Saucey
- Type: Private
- Industry: E-commerce Retail Alcoholic beverage
- Founded: 2013 in Los Angeles, California, United States
- Founders: Chris Vaughn; Daniel Leeb; Andrew Zeck;
- Headquarters: Los Angeles, California, United States
- Area served: United States
- Key people: Chris Vaughn (CEO)
- Products: Alcoholic beverages and nicotine products
- Services: On-demand delivery
- Parent: Pacific Consolidated Holdings
- Website: saucey.com

= Saucey =

American on-demand alcohol delivery service

Saucey is an American on-demand alcohol and nicotine product delivery service based in Los Angeles, California.

==History==
Saucey was founded in Los Angeles in 2013 by Chris Vaughn, Daniel Leeb, and Andrew Zeck. In October 2013, Saucey launched its mobile application, serving the Los Angeles area.

After an initial period of being self-funded, Saucey raised $4.5 million in a seed funding round in September 2015. The round was led by Blumberg Capital and included investors such as Structure Capital, Altpoint Ventures, T5 Capital, and several angel investors.
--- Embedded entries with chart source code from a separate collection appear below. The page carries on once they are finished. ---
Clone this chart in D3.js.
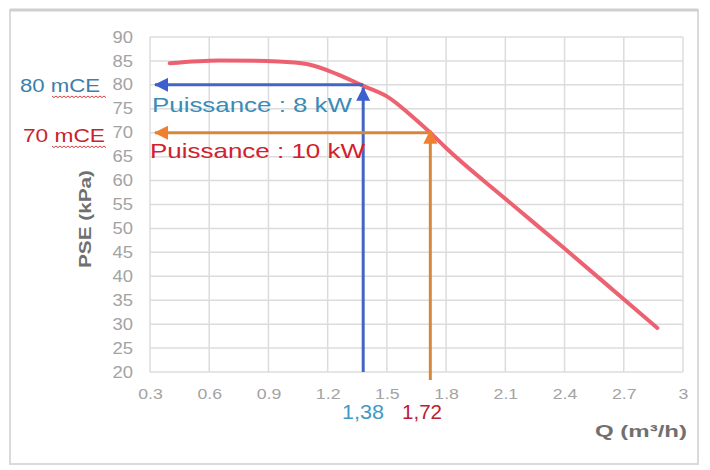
<!DOCTYPE html>
<html>
<head>
<meta charset="utf-8">
<script src="https://cdn.jsdelivr.net/npm/d3@7"></script>
<style>
  body { margin: 0; background: #fff; }
  text { font-family: "Liberation Sans", Arial, sans-serif; }
</style>
</head>
<body>
<div id="chart"></div>
<script>
// pump curve
const qValues   = [0.4, 0.65, 0.95, 1.1, 1.25, 1.38, 1.5, 1.65, 1.72, 1.8, 2.1, 2.4, 2.7, 2.87];
const pseValues = [84.5, 85.1, 84.9, 84.3, 82.2, 79.8, 77.6, 72.6, 70, 66.8, 56.2, 45.8, 35.2, 29.2];

// operating points (blue = 8 kW, orange = 10 kW)
const opQ = [1.38, 1.72];
const opPSE = [80, 70];
const opLabelsQ = ["1,38", "1,72"];
const opLabelsH = ["80 mCE", "70 mCE"];
const opLabelsP = ["Puissance : 8 kW", "Puissance : 10 kW"];

const xTicks = [0.3, 0.6, 0.9, 1.2, 1.5, 1.8, 2.1, 2.4, 2.7, 3];
const xTickLabels = ["0.3", "0.6", "0.9", "1.2", "1.5", "1.8", "2.1", "2.4", "2.7", "3"];
const yTicks = [20, 25, 30, 35, 40, 45, 50, 55, 60, 65, 70, 75, 80, 85, 90];

const W = 710, H = 470;
const margin = {top: 37, right: 27, bottom: 98, left: 150};
const width = W - margin.left - margin.right;
const height = H - margin.top - margin.bottom;

const svg = d3.select("#chart").append("svg")
  .attr("width", W)
  .attr("height", H);

svg.append("rect").attr("width", W).attr("height", H).attr("fill", "#fff");

// outer frame
svg.append("rect")
  .attr("x", 10).attr("y", 10)
  .attr("width", 688).attr("height", 454)
  .attr("fill", "none")
  .attr("stroke", "#dadada")
  .attr("stroke-width", 2);
svg.append("line")
  .attr("x1", 10).attr("x2", 698)
  .attr("y1", 10).attr("y2", 10)
  .attr("stroke", "#cfcfcf")
  .attr("stroke-width", 3);

const g = svg.append("g")
  .attr("transform", "translate(" + margin.left + "," + margin.top + ")");

const xScale = d3.scaleLinear().domain([0.3, 3]).range([0, width]);
const yScale = d3.scaleLinear().domain([20, 90]).range([height, 0]);

// stretch text a bit horizontally, the source image is wider than normal glyphs
function stretch(sel, k) {
  sel.each(function () {
    const w = this.getComputedTextLength();
    d3.select(this).attr("textLength", w * k).attr("lengthAdjust", "spacingAndGlyphs");
  });
}

// grid
g.append("g").selectAll("line")
  .data(yTicks)
  .join("line")
  .attr("x1", 0).attr("x2", width)
  .attr("y1", d => yScale(d)).attr("y2", d => yScale(d))
  .attr("stroke", "#dcdcdc")
  .attr("stroke-width", 1.5);

g.append("g").selectAll("line")
  .data(xTicks)
  .join("line")
  .attr("x1", d => xScale(d)).attr("x2", d => xScale(d))
  .attr("y1", 0).attr("y2", height)
  .attr("stroke", "#dcdcdc")
  .attr("stroke-width", 1.5);

// axes (labels only)
const xAxisG = g.append("g")
  .attr("transform", "translate(0," + (height + 16) + ")")
  .call(d3.axisBottom(xScale).tickValues(xTicks).tickSize(0).tickFormat((d, i) => xTickLabels[i]));
xAxisG.select(".domain").remove();
xAxisG.selectAll("text")
  .attr("dy", "0.35em")
  .attr("y", 6)
  .style("font-size", "15px")
  .style("font-family", "Liberation Sans, Arial, sans-serif")
  .attr("fill", "#a3a3a3")
  .call(stretch, 1.18);

const yAxisG = g.append("g")
  .attr("transform", "translate(-17,0)")
  .call(d3.axisLeft(yScale).tickValues(yTicks).tickSize(0).tickFormat(d3.format("d")));
yAxisG.select(".domain").remove();
yAxisG.selectAll("text")
  .attr("x", 0)
  .style("font-size", "16px")
  .style("font-family", "Liberation Sans, Arial, sans-serif")
  .attr("fill", "#a3a3a3")
  .call(stretch, 1.15);

// axis titles
svg.append("text")
  .attr("x", 595).attr("y", 437)
  .style("font-size", "17px")
  .style("font-weight", "bold")
  .attr("fill", "#707070")
  .attr("textLength", 92).attr("lengthAdjust", "spacingAndGlyphs")
  .text("Q (m³/h)");

svg.append("text")
  .attr("transform", "translate(91,219) rotate(-90)")
  .attr("text-anchor", "middle")
  .style("font-size", "17px")
  .style("font-weight", "bold")
  .attr("fill", "#707070")
  .attr("textLength", 98).attr("lengthAdjust", "spacingAndGlyphs")
  .text("PSE (kPa)");

// pump curve
const curveData = qValues.map((q, i) => ({q: q, p: pseValues[i]}));
g.append("path")
  .datum(curveData)
  .attr("fill", "none")
  .attr("stroke", "#ec5565")
  .attr("stroke-opacity", 0.92)
  .attr("stroke-width", 4)
  .attr("stroke-linecap", "round")
  .attr("d", d3.line().x(d => xScale(d.q)).y(d => yScale(d.p)).curve(d3.curveMonotoneX));

// arrows
const arrowColors = ["#4266c2", "#d6883a"];
const headColors = ["#3d5fd0", "#ee8030"];
const defs = svg.append("defs");
headColors.forEach((c, i) => {
  defs.append("marker")
    .attr("id", "head" + i)
    .attr("viewBox", "0 0 14 14")
    .attr("refX", 13).attr("refY", 7)
    .attr("markerWidth", 14).attr("markerHeight", 14)
    .attr("markerUnits", "userSpaceOnUse")
    .attr("orient", "auto")
    .append("path")
    .attr("d", "M0,0 L14,7 L0,14 Z")
    .attr("fill", c);
});

const vBottom = [height, height + 8];
const vTipOffset = [3, -2];

opQ.forEach((q, i) => {
  // horizontal arrow from the vertical line back to the PSE axis
  g.append("line")
    .attr("x1", xScale(q)).attr("y1", yScale(opPSE[i]))
    .attr("x2", xScale(0.3) + 5).attr("y2", yScale(opPSE[i]))
    .attr("stroke", arrowColors[i])
    .attr("stroke-width", 3)
    .attr("marker-end", "url(#head" + i + ")");
  // vertical arrow from the Q axis up to the curve
  g.append("line")
    .attr("x1", xScale(q)).attr("y1", vBottom[i])
    .attr("x2", xScale(q)).attr("y2", yScale(opPSE[i]) + vTipOffset[i])
    .attr("stroke", arrowColors[i])
    .attr("stroke-width", 3)
    .attr("marker-end", "url(#head" + i + ")");
});

// annotation texts
const hColors = ["#3a80ab", "#c8232d"];
const pColors = ["#3a8cb8", "#d3202c"];
const qColors = ["#3f9bc4", "#bb2030"];
const hPos = [[20, 92], [23, 142]];
const pPos = [[152, 112], [150, 158]];
const qPos = [[342, 419], [402, 419]];
const hLen = [80, 82];
const pLen = [200, 215];
const qLen = [42, 40];

opLabelsH.forEach((t, i) => {
  svg.append("text")
    .attr("x", hPos[i][0]).attr("y", hPos[i][1])
    .style("font-size", "18px")
    .attr("fill", hColors[i])
    .attr("textLength", hLen[i]).attr("lengthAdjust", "spacingAndGlyphs")
    .text(t);

  // red spell-check squiggle under "mCE"
  const y0 = hPos[i][1] + 4;
  let d = "M52," + y0;
  for (let x = 52, k = 0; x < 106; x += 2, k++) {
    d += " L" + (x + 2) + "," + (y0 + (k % 2 ? 0 : 1.6));
  }
  svg.append("path")
    .attr("d", d)
    .attr("fill", "none")
    .attr("stroke", "#d04040")
    .attr("stroke-width", 1);
});

opLabelsP.forEach((t, i) => {
  svg.append("text")
    .attr("x", pPos[i][0]).attr("y", pPos[i][1])
    .style("font-size", "21px")
    .attr("fill", pColors[i])
    .attr("textLength", pLen[i]).attr("lengthAdjust", "spacingAndGlyphs")
    .text(t);
});

opLabelsQ.forEach((t, i) => {
  svg.append("text")
    .attr("x", qPos[i][0]).attr("y", qPos[i][1])
    .style("font-size", "20px")
    .attr("fill", qColors[i])
    .attr("textLength", qLen[i]).attr("lengthAdjust", "spacingAndGlyphs")
    .text(t);
});
</script>
</body>
</html>
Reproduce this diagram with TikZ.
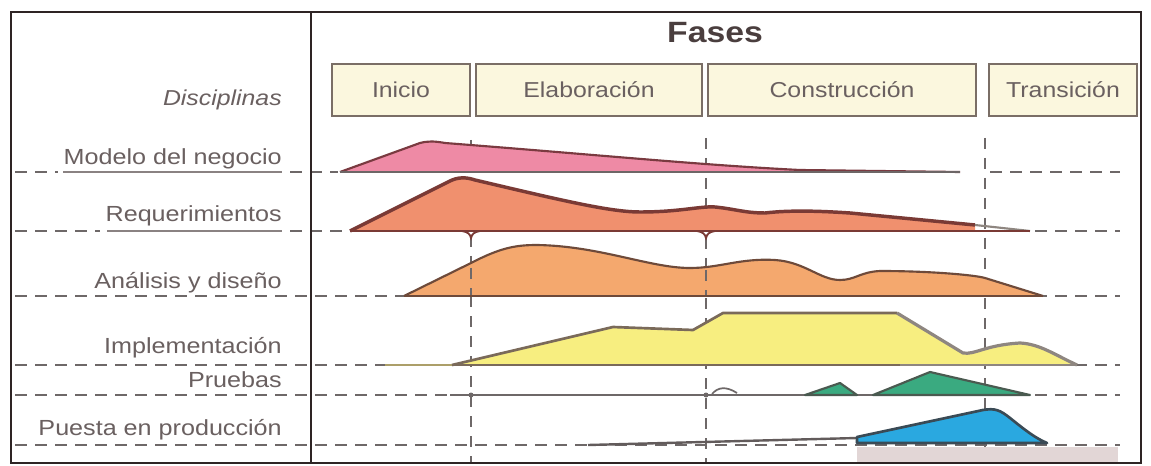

By this time, Saucey had expanded its service to San Diego, San Francisco, and Chicago.

In 2017, Saucey received $5.4 million in a Series A funding round led by Bullpen Capital.

Between 2018 and 2020, Saucey expanded its operations to the East Coast, including New York City and Washington, D.C.. In early 2020, Saucey experienced an increase in demand due to the COVID-19 pandemic. In response, Saucey introduced operational changes, including no-contact delivery procedures, and expanded its product offerings.

In October 2020, Saucey merged with Emjay, a cannabis delivery service, to form the parent company Pacific Consolidated Holdings (PCH). Saucey's co-founder, Chris Vaughn, became the CEO of PCH. Following the merger, Saucey continued its expansion. By late 2022, its service was available in 19 states and over 1,000 cities.